I'd first make sure that the problem is on the RF/Baseband side, not in the MPEG2 stream. For that I'd probably use a random Linux box with DVB (PC with USB dongle, Dreambox, whatever), and manually tune to the channel (via tzap -
https://www.linuxtv.org/wiki/index.php/Zap). If that doesn't work, I'd use a random spectrum analyzer with sufficient sweep/FFT bandwidth to cover the channel bandwidth (i.e. slightly more than what an RTL-SDR can do, though you could sweep there as well) without fancy decoding, and just see if the rough spectrum shape looks like a DVB-T channel. If that's the case (and you still can't lock to it), I'd triple-check the modulation parameters. Only if that still doesn't yield anything I'd dive into the baseband domain.

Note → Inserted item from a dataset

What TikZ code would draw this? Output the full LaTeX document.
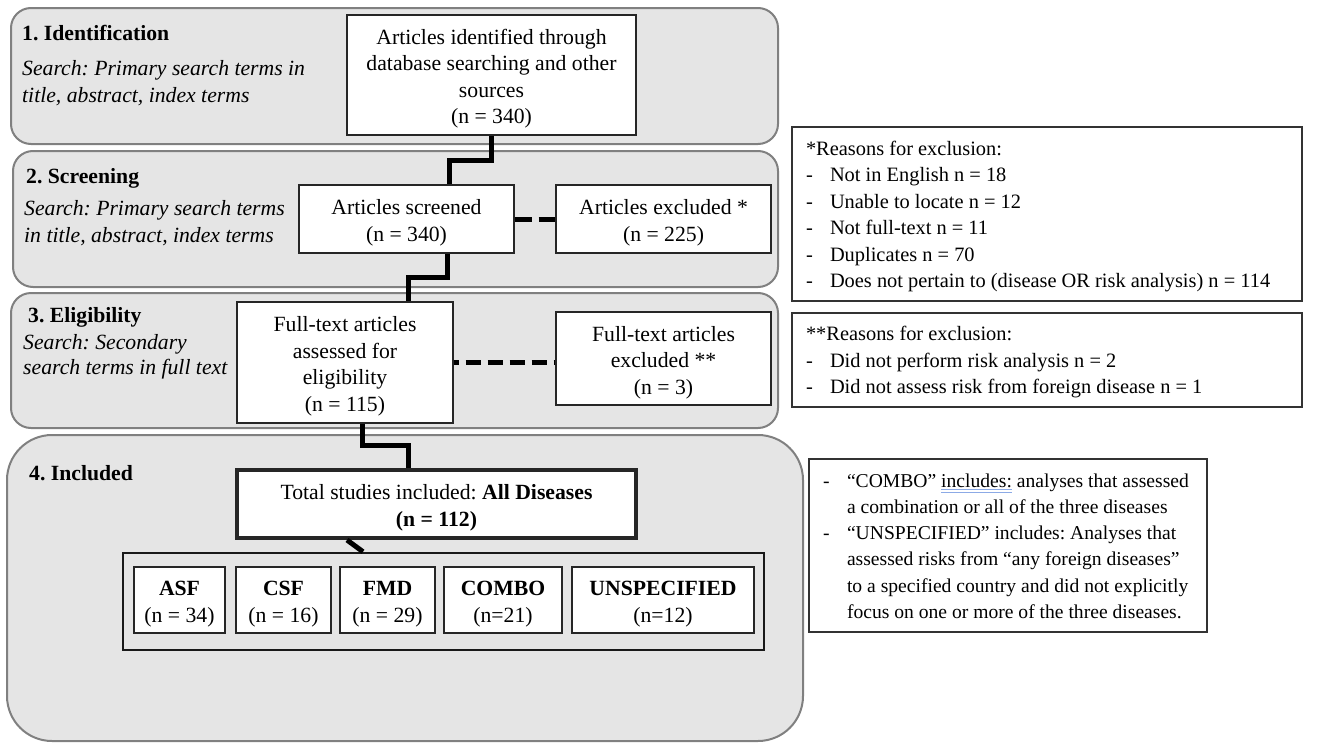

You can do this with gnuradio (
https://github.com/gnuradio/gnuradio/tree/master/gr-dtv is a working DVB-T receiver that you could hack to give you the intermediate data to verify).
If locking works, but the TV "doesn't show the channel", I'd use dvbsnoop (
http://dvbsnoop.sourceforge.net/) to verify the PAT, PMT, SDT, and maybe record the PES-PIDs and check if it successfully plays back on a PC using VLC, maybe use a commercial MPEG2-TS checker (some of them are really good, and some have demo versions).